Monday, May 28, 2012

Health Advice: To Follow or Not to Follow

A large part of my practice involves giving health advice based on my expertise in Chinese medicine. I suggest ways to reduce stress, foods to "nourish Yin," "drain Dampness," and "move Blood"-which can be used to treat anything from headaches to infertility.

Most patients follow some of my advice, but not all of it. A few completely ignore everything I say, and a few follow my every word exactly to the letter.

While having sound advice ignored can be frustrating, I would be a hypocrite if I got too upset over it. I ignore advice all the time. And I seek a lot of advice. I subscribe to multiple blogs on everything from how to write to how to treat depression. I read professional journals, magazine articles, and books. I take classes. These information sources give differing advice on a daily basis--meat is good, meat is bad. Vitamins are useful, or useless. This diet plan works for everyone; no one diet plan works for everybody. I could not possibly follow all of this advice. Since most of my patients are also no doubt getting health advice from multiple sources, someone will have to be ignored, and sometimes inevitably it will be my turn.

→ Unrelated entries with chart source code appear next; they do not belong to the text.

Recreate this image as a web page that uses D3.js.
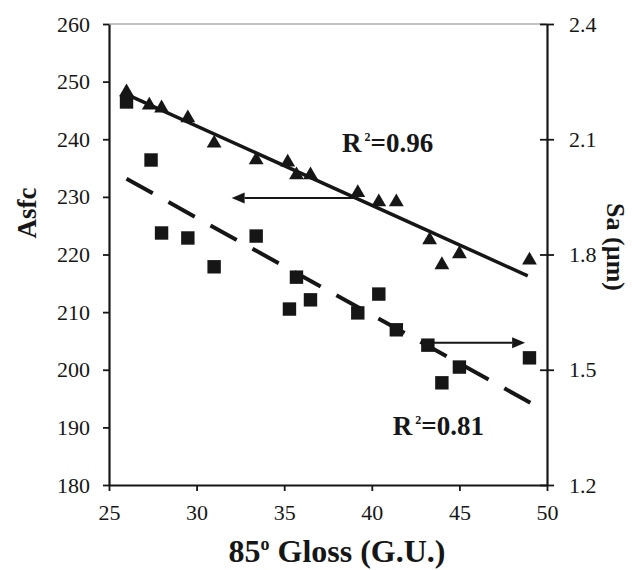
<!DOCTYPE html>
<html>
<head>
<meta charset="utf-8">
<script src="https://cdn.jsdelivr.net/npm/d3@7/dist/d3.min.js"></script>
<style>
  html, body { margin: 0; padding: 0; background: #fff; }
  svg { display: block; }
</style>
</head>
<body>
<svg id="chart" width="632" height="570"></svg>
<script>
// ---------------- data ----------------
const glossTri = [26.0, 27.3, 28.0, 29.5, 31.0, 33.4, 35.2, 35.7, 36.5, 39.2, 40.4, 41.4, 43.3, 44.0, 45.0, 49.0];
const asfcValues = [248.2, 245.9, 245.4, 243.7, 239.3, 236.4, 236.0, 233.8, 233.8, 230.7, 229.1, 229.1, 222.5, 218.2, 220.1, 219.0];

const glossSq = [26.0, 27.4, 28.0, 29.5, 31.0, 33.4, 35.7, 35.3, 36.5, 39.2, 40.4, 41.4, 43.2, 44.0, 45.0, 49.0];
const saValues = [2.197, 2.046, 1.856, 1.843, 1.768, 1.848, 1.741, 1.658, 1.682, 1.648, 1.697, 1.604, 1.564, 1.466, 1.507, 1.531];

const asfcTrendX = [26.0, 48.9];
const asfcTrendY = [247.8, 216.3];
const saTrendX = [26.0, 49.05];
const saTrendY = [1.997, 1.414];

const xTicks = [25, 30, 35, 40, 45, 50];
const leftTicks = [180, 190, 200, 210, 220, 230, 240, 250, 260];
const rightTicks = [1.2, 1.5, 1.8, 2.1, 2.4];

const r2Labels = ["0.96", "0.81"];
const xTitle = "Gloss (G.U.)";
const leftTitle = "Asfc";
const rightTitle = "Sa (µm)";

// ---------------- layout ----------------
const svg = d3.select("#chart");
const W = 632, H = 570;
const m = { left: 109, right: 85, top: 24, bottom: 85 };
const font = "'Liberation Serif', 'Times New Roman', Times, serif";
const ink = "#161616";

const x = d3.scaleLinear().domain([25, 50]).range([m.left, W - m.right]);
const yL = d3.scaleLinear().domain([180, 260]).range([H - m.bottom, m.top]);
const yR = d3.scaleLinear().domain([1.2, 2.4]).range([H - m.bottom, m.top]);

// top border of plot area
svg.append("line")
  .attr("x1", x(25)).attr("x2", x(50))
  .attr("y1", yL(260)).attr("y2", yL(260))
  .attr("stroke", "#888").attr("stroke-width", 1.2);

// x axis
const gx = svg.append("g")
  .attr("transform", `translate(0,${H - m.bottom})`)
  .call(d3.axisBottom(x).tickValues(xTicks).tickSize(6).tickSizeOuter(0).tickPadding(13).tickFormat(d3.format("d")));

// left axis
const gl = svg.append("g")
  .attr("transform", `translate(${m.left},0)`)
  .call(d3.axisLeft(yL).tickValues(leftTicks).tickSize(6).tickSizeOuter(0).tickPadding(13).tickFormat(d3.format("d")));

// right axis (crossing ticks)
const gr = svg.append("g")
  .attr("transform", `translate(${W - m.right},0)`)
  .call(d3.axisRight(yR).tickValues(rightTicks).tickSize(7).tickSizeOuter(0).tickPadding(15).tickFormat(d3.format(".1f")));
gr.selectAll(".tick line").attr("x1", -7).attr("x2", 7);

[gx, gl, gr].forEach(g => {
  g.select(".domain").attr("stroke", ink).attr("stroke-width", 2.2);
  g.selectAll(".tick line").attr("stroke", ink).attr("stroke-width", 1.8);
  g.selectAll(".tick text")
    .attr("font-family", font).attr("font-size", 22).attr("fill", ink);
});

// ---------------- trend lines ----------------
const lineL = d3.line().x(d => x(d[0])).y(d => yL(d[1]));
const lineR = d3.line().x(d => x(d[0])).y(d => yR(d[1]));

svg.append("path")
  .datum(d3.zip(asfcTrendX, asfcTrendY))
  .attr("d", lineL)
  .attr("fill", "none").attr("stroke", ink).attr("stroke-width", 3.5);

svg.append("path")
  .datum(d3.zip(saTrendX, saTrendY))
  .attr("d", lineR)
  .attr("fill", "none").attr("stroke", ink).attr("stroke-width", 4)
  .attr("stroke-dasharray", "30,18");

// ---------------- markers ----------------
svg.append("g").selectAll("path")
  .data(d3.zip(glossSq, saValues))
  .join("path")
  .attr("transform", d => `translate(${x(d[0])},${yR(d[1])})`)
  .attr("d", d3.symbol(d3.symbolSquare, 180))
  .attr("fill", ink);

svg.append("g").selectAll("path")
  .data(d3.zip(glossTri, asfcValues))
  .join("path")
  .attr("transform", d => `translate(${x(d[0])},${yL(d[1])})`)
  .attr("d", d3.symbol(d3.symbolTriangle, 95))
  .attr("fill", ink);

// ---------------- arrows ----------------
function arrow(x1, x2, yy) {
  const dir = Math.sign(x2 - x1);
  const hl = 13, hw = 5.5;
  svg.append("line")
    .attr("x1", x1).attr("x2", x2 - dir * hl)
    .attr("y1", yy).attr("y2", yy)
    .attr("stroke", ink).attr("stroke-width", 2);
  svg.append("path")
    .attr("d", `M${x2},${yy} L${x2 - dir * hl},${yy - hw} L${x2 - dir * hl},${yy + hw} Z`)
    .attr("fill", ink);
}
arrow(x(39.05), x(32.0), yL(229.8));
arrow(x(43.5), x(48.75), yR(1.570));

// ---------------- R² labels ----------------
function r2(xx, yy, val) {
  const t = svg.append("text")
    .attr("x", xx).attr("y", yy)
    .attr("font-family", font).attr("font-weight", "bold")
    .attr("font-size", 27).attr("fill", ink);
  t.append("tspan").text("R");
  t.append("tspan").attr("font-size", 12).attr("dx", 3).attr("dy", -11).text("2");
  t.append("tspan").attr("dy", 11).text("=" + val);
}
r2(x(38.3), yL(237.8), r2Labels[0]);
r2(x(41.2), yL(188.7), r2Labels[1]);

// ---------------- axis titles ----------------
const xt = svg.append("text")
  .attr("x", 337).attr("y", 562)
  .attr("text-anchor", "middle")
  .attr("font-family", font).attr("font-weight", "bold")
  .attr("font-size", 32).attr("fill", ink);
xt.append("tspan").text("85");
xt.append("tspan").attr("font-size", 18).attr("dy", -12).text("o");
xt.append("tspan").attr("dy", 12).text(" " + xTitle);

svg.append("text")
  .attr("transform", "translate(36,213) rotate(-90)")
  .attr("text-anchor", "middle")
  .attr("font-family", font).attr("font-weight", "bold")
  .attr("font-size", 27).attr("fill", ink)
  .text(leftTitle);

svg.append("text")
  .attr("transform", "translate(607,247) rotate(90)")
  .attr("text-anchor", "middle")
  .attr("font-family", font).attr("font-weight", "bold")
  .attr("font-size", 26).attr("fill", ink)
  .text(rightTitle);
</script>
</body>
</html>
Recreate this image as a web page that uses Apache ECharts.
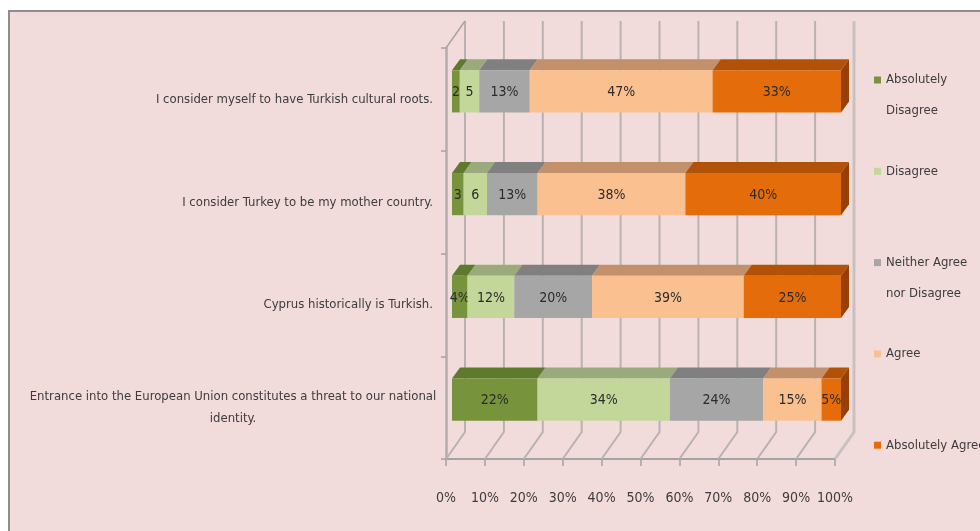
<!DOCTYPE html>
<html>
<head>
<meta charset="utf-8">
<script src="https://cdn.jsdelivr.net/npm/echarts@6/dist/echarts.min.js"></script>
<style>
html,body{margin:0;padding:0;background:#fff;}
#chart{width:980px;height:531px;}
</style>
</head>
<body>
<div id="chart"></div>
<script>
// ---- data ----
const categories = [
  "I consider myself to have Turkish cultural roots.",
  "I consider Turkey to be my mother country.",
  "Cyprus historically is Turkish.",
  "Entrance into the European Union constitutes a threat to our national\nidentity."
];
const seriesNames = ["Absolutely Disagree", "Disagree", "Neither Agree nor Disagree", "Agree", "Absolutely Agree"];
const legendLabels = ["Absolutely\nDisagree", "Disagree", "Neither Agree\nnor Disagree", "Agree", "Absolutely Agree"];
const absolutelyDisagree = [2, 3, 4, 22];
const disagree = [5, 6, 12, 34];
const neitherAgreeNorDisagree = [13, 13, 20, 24];
const agree = [47, 38, 39, 15];
const absolutelyAgree = [33, 40, 25, 5];
// label suffix shown in the bar (the original truncated some labels)
const absolutelyDisagreeSuffix = ["", "", "%", "%"];
const disagreeSuffix = ["", "", "%", "%"];
const xTicks = [0, 10, 20, 30, 40, 50, 60, 70, 80, 90, 100];

// ---- styling ----
const FONT = "'Liberation Sans Narrow', 'DejaVu Sans Condensed', 'Open Sans', sans-serif";
const frontColors = ["#77933c", "#c4d79b", "#a6a6a6", "#fac090", "#e46c0a"];
const topColors = ["#5e7a2c", "#9aaa7a", "#808080", "#c2916c", "#b25208"];
const sideColor = "#973f04";
const allValues = [absolutelyDisagree, disagree, neitherAgreeNorDisagree, agree, absolutelyAgree];
const allSuffix = [absolutelyDisagreeSuffix, disagreeSuffix, null, null, null];

// wall depth and bar depth
const WALL_DX = 19, WALL_DY = -27;
const BAR_OX = 6, BAR_OY = -8, BAR_DX = 8, BAR_DY = -11;

function buildSeriesData(s) {
  return categories.map((c, i) => {
    let start = 0;
    for (let k = 0; k < s; k++) start += allValues[k][i];
    return [start, allValues[s][i], i];
  });
}

const gridSeries = {
  type: 'custom',
  name: '__grid',
  silent: true,
  z: 1,
  data: xTicks.map(v => [v, 0]),
  encode: { x: 0, y: 1 },
  renderItem: function (params, api) {
    const cs = params.coordSys;
    const x = api.coord([api.value(0), 0])[0];
    const floorY = cs.y + cs.height;
    const last = params.dataIndex === xTicks.length - 1;
    const children = [
      { type: 'polyline', shape: { points: [[x, floorY], [x + WALL_DX, floorY + WALL_DY], [x + WALL_DX, cs.y + WALL_DY]] },
        style: { stroke: last ? '#c9c1c1' : '#b9b1b1', lineWidth: last ? 3 : 2, fill: null } }
    ];
    if (params.dataIndex === 0) {
      children.push({ type: 'line', shape: { x1: x, y1: cs.y, x2: x + WALL_DX, y2: cs.y + WALL_DY },
        style: { stroke: '#a9a3a3', lineWidth: 1.5 } });
    }
    return { type: 'group', children: children };
  }
};

const barSeries = seriesNames.map((name, s) => ({
  type: 'custom',
  name: name,
  z: 3 + s,
  itemStyle: { color: frontColors[s] },
  data: buildSeriesData(s),
  encode: { x: [0, 1], y: 2 },
  renderItem: function (params, api) {
    const start = api.value(0), val = api.value(1), cat = api.value(2);
    const p0 = api.coord([start, cat]);
    const p1 = api.coord([start + val, cat]);
    const band = api.size([0, 1])[1];
    const h = band * 0.41;
    const x0 = p0[0] + BAR_OX, x1 = p1[0] + BAR_OX;
    const yTop = p0[1] + BAR_OY - h / 2, yBot = yTop + h;
    const suffix = allSuffix[s] ? allSuffix[s][params.dataIndex] : "%";
    const children = [
      { type: 'polygon', shape: { points: [[x0, yTop], [x0 + BAR_DX, yTop + BAR_DY], [x1 + BAR_DX, yTop + BAR_DY], [x1, yTop]] },
        style: { fill: topColors[s] } },
      { type: 'rect', shape: { x: x0, y: yTop, width: x1 - x0, height: h }, style: { fill: frontColors[s] } }
    ];
    if (s === seriesNames.length - 1) {
      children.push({ type: 'polygon', shape: { points: [[x1, yTop], [x1 + BAR_DX, yTop + BAR_DY], [x1 + BAR_DX, yBot + BAR_DY], [x1, yBot]] },
        style: { fill: sideColor } });
    }
    children.push({ type: 'text', style: { text: val + suffix, x: (x0 + x1) / 2, y: (yTop + yBot) / 2 + 1,
      align: 'center', verticalAlign: 'middle', fill: '#2b2b2b', font: '14px ' + FONT } });
    return { type: 'group', children: children };
  }
}));

const legends = seriesNames.map((name, i) => {
  const lines = legendLabels[i].split('\n').length;
  const lh = 31;
  const shown = lines > 1 ? '\n' + legendLabels[i] : legendLabels[i];
  const nLines = shown.split('\n').length;
  const iconY = 75 + i * 91.3;
  return {
    orient: 'vertical',
    left: 869,
    top: iconY - nLines * lh / 2,
    data: [name],
    icon: 'rect',
    itemWidth: 7,
    itemHeight: 7,
    selectedMode: false,
    formatter: () => shown,
    textStyle: { fontFamily: FONT, fontSize: 13, color: '#3c3c3c', lineHeight: lh }
  };
});

const option = {
  backgroundColor: '#ffffff',
  animation: false,
  graphic: { elements: [
    { type: 'rect', z: -100, silent: true, shape: { x: 9, y: 11, width: 1100, height: 700 },
      style: { fill: '#f2dcdb', stroke: '#8e8e8e', lineWidth: 2 } }
  ] },
  legend: legends,
  grid: { left: 446, top: 48, width: 389, height: 411, containLabel: false },
  xAxis: {
    type: 'value', min: 0, max: 100, interval: 10,
    axisLine: { show: true, lineStyle: { color: '#a3a3a3', width: 2 } },
    axisTick: { show: true, length: 7, lineStyle: { color: '#a3a3a3', width: 1.5 } },
    splitLine: { show: false },
    axisLabel: { margin: 32, formatter: '{value}%', fontFamily: FONT, fontSize: 14, color: '#3c3c3c' }
  },
  yAxis: {
    type: 'category', inverse: true, data: categories,
    axisLine: { show: true, lineStyle: { color: '#b3abab', width: 2.5 } },
    axisTick: { show: true, length: 5, lineStyle: { color: '#a3a3a3', width: 1.5 } },
    axisLabel: {
      margin: 13, fontFamily: FONT, fontSize: 13, color: '#3c3c3c', lineHeight: 22,
      formatter: function (v) {
        const parts = v.split('\n');
        if (parts.length === 1) return '{r|' + v + '}';
        return parts.map(p => '{c|' + p + '}').join('\n');
      },
      rich: {
        r: { fontFamily: FONT, fontSize: 13, color: '#3c3c3c' },
        c: { fontFamily: FONT, fontSize: 13, color: '#3c3c3c', width: 400, align: 'center', lineHeight: 22 }
      }
    }
  },
  series: [gridSeries].concat(barSeries)
};

const chart = echarts.init(document.getElementById('chart'), null, { renderer: 'canvas' });
chart.setOption(option);
</script>
</body>
</html>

So what guidelines should you follow in taking or ignoring advice? Here is my advice (which you can take or leave):
  • Be upfront with the person giving advice. I admit it: I get aggravated when I give simple advice that isn't followed. But I much prefer to be told this up front rather than to cajole, suggest, and give vast quantities of information, only to be told "I just don't eat vegetables" six months into treatment. I will give less advice, and have lower expectations for treatment. It is also useful to know if a patient simply does not have the time, money, or energy for some treatments. If I believe treatment will  not be successful if my advice is not followed, I can save everyone time and money by suggesting the patient seek other healthcare--but usually there is something that can be improved, even if important self-care is ignored.
  • Look at the source. As a trained Chinese herbalist, I spent several years memorizing and using incredible amounts of information so that I could treat people effectively, and then testing that information with clinical experience. Yet my advice often goes by the wayside because a patient has a friend (or hairdresser or neighbor who joined a multi-level herb company) who suggests some other product that usually costs more than what I suggest and doesn't fit the patient's particular problem. When anyone gives advice, look at their credentials. Have they had experience with your problem--whether treating it or living it? Perhaps the neighbor's advice is meaningful if they have the same health condition you do, and have seen great improvement with a new supplement. Do they have enough education to know the different options available for treatment, or what symptoms are dangerous and need further research? Especially when dealing with your health, you need to have many sources for information, and they need to be as reliable as possible.
  • Does the advice fit your outlook and beliefs? I often recommend different meats to my patients as part of the Chinese medicine view of health. If my patient is a vegetarian, and does not want to eat meat, I am happy to alter my suggestions to fit their beliefs. Other patients come to me because they do not wish to take medications or have surgery if it can be avoided. I encourage them to get the information they need to make their healthcare decisions--what will happen if they never get surgery or never take a medication? What are the dangers? What if they wait 6 months and try a more holistic approach?  What objective tests could be done to evaluate a holistic treatment to see if it works? Be open in sharing your beliefs with your healthcare team. A good doctor/acupuncturist/chiropractor will work within your worldview. If your practitioner refuses to acknowledge your right to make health decisions based on your beliefs, perhaps you need to find someone new for your healthcare.
  • Remember, at the end of the day, it's your call. No one truly knows exactly what is best for you. We all approach our decisions based on our individual expertise, experience, and beliefs. I give the advice I would want someone to give me if I had the same condition. Most health practitioners do the same. 
If you get health advice from someone, take the time to consciously make a decision whether to follow it or not. See if the advice fits the areas you are willing and able to change. Look at the track record and education of the person giving the advice. Make sure the advice is something in harmony with your values. Ask as many questions as you need to get enough information to make a decision. Then accept the responsibility for making that decision.